Reuse and recycle: Google, Microsoft & Dell join forces to tackle e-waste crisis by 2030
Major technology firms including Dell, Microsoft and Google have joined a new initiative aimed at creating a circular economy for electronics by 2030, amid mounting alarm over the world’s ballooning e-waste problem.
The project comes as humanity’s insatiable appetite for smartphones, household appliances and electronic car parts combined with the short lifespans of many tech products has made e-waste the planet’s fastest growing refuse.
According to the United Nations, more than 50 million tonnes of electronic waste was discarded in 2019, with the vast majority ending up in landfill and on scrap heaps.
Those products contain gold, silver, copper and platinum as well as highly-prized rare earth metals.
With only 17 per cent of products recycled, the UN estimates that materials worth more than $55 billion (50 billion euros) are being wasted every year.
Meanwhile, more must be mined to make new products, sparking environmental and human rights fears.
The new initiative, led by the World Business Council for Sustainable Development and the World Economic Forum, has outlined a vision for how industry might break this habit.
But this is only a first step and does not include financial commitments or firm targets, the groups caution.

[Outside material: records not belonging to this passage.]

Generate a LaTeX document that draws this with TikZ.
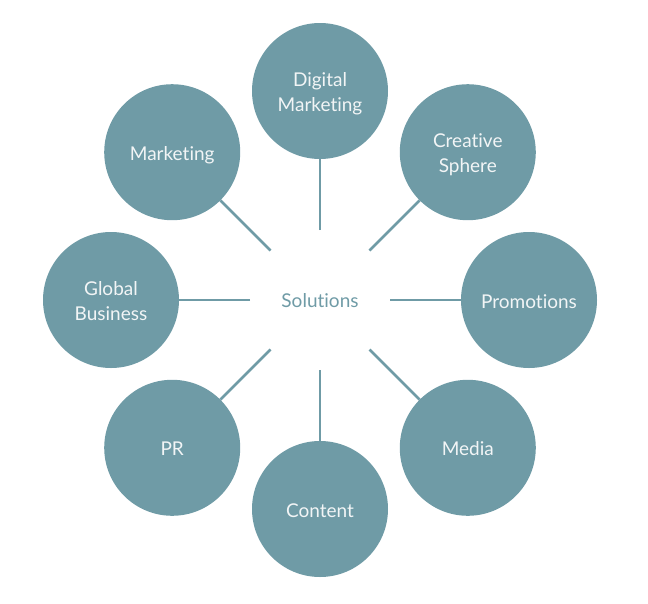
\documentclass[tikz,border=0pt]{standalone}
\usepackage{fontspec}
\setmainfont{Lato}[Ligatures={NoCommon}]
\usetikzlibrary{calc}
\definecolor{teal1}{HTML}{6F9BA6}
\definecolor{txt}{HTML}{F2F5F6}
\newcommand{\blab}[1]{\raisebox{-3pt}[\height][\depth]{\begin{tabular}{@{}c@{}}#1\end{tabular}}}
\begin{document}
\begin{tikzpicture}[x=1pt,y=-1pt,
  bub/.style={circle,fill=teal1,draw=none,minimum size=136pt,inner sep=0pt,text=txt,font=\fontsize{19}{25}\selectfont,align=center},
  spoke/.style={draw=teal1,line width=2.8pt}]
\useasboundingbox (0,0) rectangle (648,603);
\node[text=teal1,font=\fontsize{19}{25}\selectfont] (sol) at (320,300) {\raisebox{-1pt}[\height][\depth]{Solutions}};
\foreach \ang/\name/\lab in {90/dm/{Digital\\Marketing},45/cs/{Creative\\Sphere},0/pr/{Promotions},-45/me/{Media},-90/co/{Content},-135/prr/{PR},180/gb/{Global\\Business},135/mk/{Marketing}}{
  \node[bub] (\name) at ($(320,300)+(\ang:209pt)$) {\blab{\lab}};
  \coordinate (\name in) at ($(320,300)+(\ang:70pt)$);
  \draw[spoke] (\name in) -- (\name);
}
\end{tikzpicture}
\end{document}
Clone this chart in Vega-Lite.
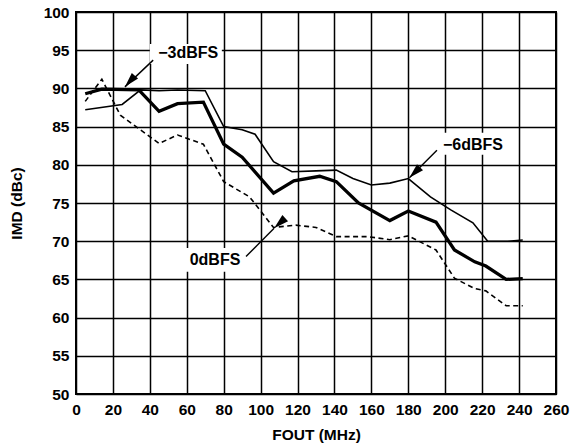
{
  "$schema": "https://vega.github.io/schema/vega-lite/v6.json",
  "width": 480,
  "height": 382,
  "autosize": {"type": "none"},
  "padding": {"left": 76, "top": 12, "right": 15, "bottom": 54},
  "background": "white",
  "config": {
    "font": "Liberation Sans",
    "view": {"stroke": "black", "strokeWidth": 2},
    "axis": {
      "grid": true, "gridColor": "black", "gridWidth": 1.5, "gridOpacity": 1,
      "domain": false, "ticks": false, "labelOverlap": false, "labelBound": false, "labelFlush": false,
      "labelFont": "Liberation Sans", "labelFontWeight": "bold", "labelFontSize": 15.5, "labelColor": "black",
      "titleFont": "Liberation Sans", "titleFontWeight": "bold", "titleFontSize": 15.5, "titleColor": "black"
    }
  },
  "datasets": {
    "curves": [
      {"series": "-6dBFS", "f": 5, "imd": 87.2}, {"series": "-6dBFS", "f": 25, "imd": 87.9}, {"series": "-6dBFS", "f": 35, "imd": 89.8},
      {"series": "-6dBFS", "f": 45, "imd": 89.7}, {"series": "-6dBFS", "f": 55, "imd": 89.8}, {"series": "-6dBFS", "f": 70, "imd": 89.7},
      {"series": "-6dBFS", "f": 80, "imd": 85.0}, {"series": "-6dBFS", "f": 90, "imd": 84.6}, {"series": "-6dBFS", "f": 97, "imd": 84.0},
      {"series": "-6dBFS", "f": 107, "imd": 80.4}, {"series": "-6dBFS", "f": 117, "imd": 79.1}, {"series": "-6dBFS", "f": 130, "imd": 79.2},
      {"series": "-6dBFS", "f": 141, "imd": 79.3}, {"series": "-6dBFS", "f": 150, "imd": 78.2}, {"series": "-6dBFS", "f": 160, "imd": 77.35},
      {"series": "-6dBFS", "f": 170, "imd": 77.6}, {"series": "-6dBFS", "f": 180, "imd": 78.2}, {"series": "-6dBFS", "f": 192, "imd": 75.8},
      {"series": "-6dBFS", "f": 203, "imd": 74.1}, {"series": "-6dBFS", "f": 215, "imd": 72.4}, {"series": "-6dBFS", "f": 223, "imd": 70.0},
      {"series": "-6dBFS", "f": 234, "imd": 70.0}, {"series": "-6dBFS", "f": 242, "imd": 70.15},
      {"series": "-3dBFS", "f": 5, "imd": 89.3}, {"series": "-3dBFS", "f": 14, "imd": 89.9}, {"series": "-3dBFS", "f": 34, "imd": 89.8},
      {"series": "-3dBFS", "f": 45, "imd": 87.0}, {"series": "-3dBFS", "f": 55, "imd": 88.0}, {"series": "-3dBFS", "f": 69, "imd": 88.2},
      {"series": "-3dBFS", "f": 80, "imd": 82.7}, {"series": "-3dBFS", "f": 90, "imd": 81.0}, {"series": "-3dBFS", "f": 107, "imd": 76.3},
      {"series": "-3dBFS", "f": 118, "imd": 77.9}, {"series": "-3dBFS", "f": 132, "imd": 78.5}, {"series": "-3dBFS", "f": 141, "imd": 77.8},
      {"series": "-3dBFS", "f": 153, "imd": 75.0}, {"series": "-3dBFS", "f": 170, "imd": 72.7}, {"series": "-3dBFS", "f": 180, "imd": 73.95},
      {"series": "-3dBFS", "f": 195, "imd": 72.5}, {"series": "-3dBFS", "f": 205, "imd": 68.85}, {"series": "-3dBFS", "f": 216, "imd": 67.3},
      {"series": "-3dBFS", "f": 222, "imd": 66.75}, {"series": "-3dBFS", "f": 233, "imd": 65.0}, {"series": "-3dBFS", "f": 242, "imd": 65.1},
      {"series": "0dBFS", "f": 5, "imd": 88.3}, {"series": "0dBFS", "f": 14, "imd": 91.2}, {"series": "0dBFS", "f": 24, "imd": 86.5},
      {"series": "0dBFS", "f": 45, "imd": 82.8}, {"series": "0dBFS", "f": 55, "imd": 83.9}, {"series": "0dBFS", "f": 69, "imd": 82.7},
      {"series": "0dBFS", "f": 80, "imd": 77.8}, {"series": "0dBFS", "f": 94, "imd": 75.8}, {"series": "0dBFS", "f": 107, "imd": 71.8},
      {"series": "0dBFS", "f": 119, "imd": 72.1}, {"series": "0dBFS", "f": 130, "imd": 71.8}, {"series": "0dBFS", "f": 141, "imd": 70.6},
      {"series": "0dBFS", "f": 158, "imd": 70.6}, {"series": "0dBFS", "f": 170, "imd": 70.2}, {"series": "0dBFS", "f": 180, "imd": 70.7},
      {"series": "0dBFS", "f": 195, "imd": 68.85}, {"series": "0dBFS", "f": 205, "imd": 65.15}, {"series": "0dBFS", "f": 216, "imd": 63.8},
      {"series": "0dBFS", "f": 222, "imd": 63.5}, {"series": "0dBFS", "f": 233, "imd": 61.55}, {"series": "0dBFS", "f": 242, "imd": 61.55}
    ],
    "notes": [
      {"label": "−3dBFS", "tx": 60.8, "ty": 94.6, "ax": 41.8, "ay": 93.7, "px": 26.5, "py": 90.2, "bx1": 40, "bx2": 79, "by1": 93.2, "by2": 95.8},
      {"label": "−6dBFS", "tx": 215, "ty": 82.6, "ax": 195.5, "ay": 81.9, "px": 180.6, "py": 78.3, "bx1": 196, "bx2": 234, "by1": 81.3, "by2": 84.2},
      {"label": "0dBFS", "tx": 75.3, "ty": 67.5, "ax": 92.1, "ay": 68.0, "px": 107.3, "py": 71.7, "bx1": 58.5, "bx2": 92.1, "by1": 66.0, "by2": 69.1}
    ]
  },
  "encoding": {
    "x": {"type": "quantitative", "scale": {"domain": [0, 260], "nice": false},
          "axis": {"values": [0, 20, 40, 60, 80, 100, 120, 140, 160, 180, 200, 220, 240, 260], "title": "FOUT (MHz)", "labelPadding": 8, "titlePadding": 10}},
    "y": {"type": "quantitative", "scale": {"domain": [50, 100], "nice": false},
          "axis": {"values": [50, 55, 60, 65, 70, 75, 80, 85, 90, 95, 100], "title": "IMD (dBc)", "labelPadding": 7, "titlePadding": 19}}
  },
  "layer": [
    {
      "data": {"name": "notes"},
      "mark": {"type": "rect", "fill": "white", "stroke": null},
      "encoding": {"x": {"field": "bx1"}, "x2": {"field": "bx2"}, "y": {"field": "by1"}, "y2": {"field": "by2"}}
    },
    {
      "data": {"name": "curves"},
      "transform": [{"filter": "datum.series === '-6dBFS'"}],
      "mark": {"type": "line", "color": "black", "strokeWidth": 1.6},
      "encoding": {"x": {"field": "f"}, "y": {"field": "imd"}}
    },
    {
      "data": {"name": "curves"},
      "transform": [{"filter": "datum.series === '-3dBFS'"}],
      "mark": {"type": "line", "color": "black", "strokeWidth": 3.3},
      "encoding": {"x": {"field": "f"}, "y": {"field": "imd"}}
    },
    {
      "data": {"name": "curves"},
      "transform": [{"filter": "datum.series === '0dBFS'"}],
      "mark": {"type": "line", "color": "black", "strokeWidth": 1.6, "strokeDash": [5, 3.5]},
      "encoding": {"x": {"field": "f"}, "y": {"field": "imd"}}
    },
    {
      "data": {"name": "notes"},
      "mark": {"type": "rule", "color": "black", "strokeWidth": 1.4},
      "encoding": {"x": {"field": "ax"}, "y": {"field": "ay"}, "x2": {"field": "px"}, "y2": {"field": "py"}}
    },
    {
      "data": {"name": "notes"},
      "mark": {"type": "point", "shape": "M0,0L0.45,1.6L-0.45,1.6Z", "filled": true, "color": "black", "opacity": 1, "size": 350},
      "encoding": {
        "x": {"field": "px"}, "y": {"field": "py"},
        "angle": {"field": "label", "type": "nominal", "scale": {"domain": ["−3dBFS", "−6dBFS", "0dBFS"], "range": [222, 228, 44.6]}, "legend": null}
      }
    },
    {
      "data": {"name": "notes"},
      "mark": {"type": "text", "font": "Liberation Sans", "fontWeight": "bold", "fontSize": 16, "color": "black", "align": "center", "baseline": "middle"},
      "encoding": {"x": {"field": "tx"}, "y": {"field": "ty"}, "text": {"field": "label"}}
    }
  ]
}
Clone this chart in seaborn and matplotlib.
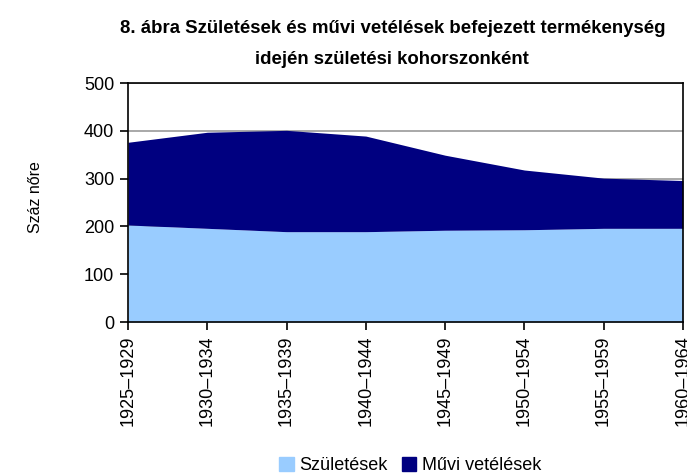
import matplotlib
matplotlib.use("Agg")
import matplotlib.pyplot as plt
import matplotlib.patches as mpatches
import seaborn as sns

kohorszok = ["1925–1929", "1930–1934", "1935–1939", "1940–1944",
             "1945–1949", "1950–1954", "1955–1959", "1960–1964"]
szuletesek = [203, 196, 189, 189, 192, 193, 196, 196]
muvi_vetelesek = [173, 201, 212, 200, 157, 125, 105, 100]

sns.set_theme(style="white")
plt.rcParams["font.family"] = ["Liberation Sans", "DejaVu Sans"]
plt.rcParams["text.color"] = "black"

szin_szul = "#99ccff"
szin_muvi = "#000080"

fig = plt.figure(figsize=(6.87, 4.76), dpi=100)
ax = fig.add_axes([0.1863, 0.3235, 0.8077, 0.5021])

x = list(range(len(kohorszok)))
osszes = [a + b for a, b in zip(szuletesek, muvi_vetelesek)]
ax.fill_between(x, 0, szuletesek, color=szin_szul, linewidth=0, zorder=2)
ax.fill_between(x, szuletesek, osszes, color=szin_muvi, linewidth=0, zorder=2)

ax.set_xlim(0, len(kohorszok) - 1)
ax.set_ylim(0, 500)
ax.set_yticks(range(0, 501, 100))
ax.yaxis.grid(True, color="#999999", linewidth=1.2, zorder=1)
ax.set_axisbelow(True)
ax.set_xticks(x)
ax.set_xticklabels(kohorszok, rotation=90, fontsize=13, color="black")
ax.tick_params(axis="y", labelsize=13, labelcolor="black", pad=4)
ax.tick_params(axis="both", direction="out", length=6, width=1.2,
               color="black", bottom=True, left=True)
for s in ax.spines.values():
    s.set_color("black")
    s.set_linewidth(1.2)
    s.set_zorder(3)

fig.text(0.051, 0.586, "Száz nőre", rotation=90, fontsize=11.5,
         ha="center", va="center")
fig.text(0.571, 0.941, "8. ábra Születések és művi vetélések befejezett termékenység",
         fontsize=13.4, fontweight="bold", ha="center", va="center")
fig.text(0.571, 0.874, "idején születési kohorszonként",
         fontsize=13.4, fontweight="bold", ha="center", va="center")

handles = [mpatches.Patch(color=szin_szul, label="Születések"),
           mpatches.Patch(color=szin_muvi, label="Művi vetélések")]
fig.legend(handles=handles, loc="center", bbox_to_anchor=(0.597, 0.022),
           ncol=2, frameon=False, fontsize=13, handlelength=0.8,
           handleheight=0.8, handletextpad=0.3, columnspacing=0.8)

fig.savefig("out.png", dpi=100)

Companies taking part include Cisco, Dell Technologies, Glencore, Google, KPMG International, Microsoft, Sims Limited and Vodafone.
“We can’t continue to assume that we can produce as many products as we want without thinking about what happens at end of life,” said Brendan Edgerton of the WBCSD, adding that electronics involved include “everything with a plug or a battery”.
Ideas range from designing products so that precious metals are easier to extract, to creating an “eco label” system, but Edgerton said the initial step was more modest — coming up with a shared idea of what a circular economy might look like.
“What we’re trying to do is make sure that when one company is going in one direction, another company isn’t going in a different direction with the same goal,” he told AFP.
Dell has said half of the materials it uses will be “recycled or renewable” by 2030.
“But as an industry, we need to move faster,” said Michael Murphy, Dell Vice President of Product Development Engineering.
In a separate announcement in October, Apple said its newest iPhones would be produced using completely recycled rare earth materials.
‘New normal’
Just over half of all emissions in the IT sector come from the use of equipment and data centres, with the rest from production, said James Pennington of the WEF.
“One of the key ways to bring down those emissions and meet net-zero targets is through a more circular economy — reusing, recycling and extending the life of products,” he said.
A briefing from the European Environment Agency last year said research into smartphones, televisions, washing machines and vacuum cleaners showed that their lifespan was more than two years shorter than either their designed or desired lifetimes.
There are nearly 700 million old “hibernating” mobile phones in Europe alone, amounting to some 14,920 tonnes of gold, silver, copper, palladium, cobalt and lithium with a value of over a billion euros.
Pennington said that while stronger waste regulations are crucial, more specialised recycling facilities are also needed to process the sheer volume of e-waste.
There are also concerns about creating incentives without ensuring that products are actually recycled, after illegal dumping of household plastics, particularly in Southeast Asia, has caused severe pollution.
The idea of an eco label, already being considered in Europe, could help people choose green electricals, but Edgerton said recycling principles would need to become the “new normal” to make a difference.
“For this to truly be at the scale that it needs to be, it needs to be available to everyday consumers, this can’t be an upper class option to tick a green box, or we’ll find ourselves in a situation that’s not too different from today,” he said.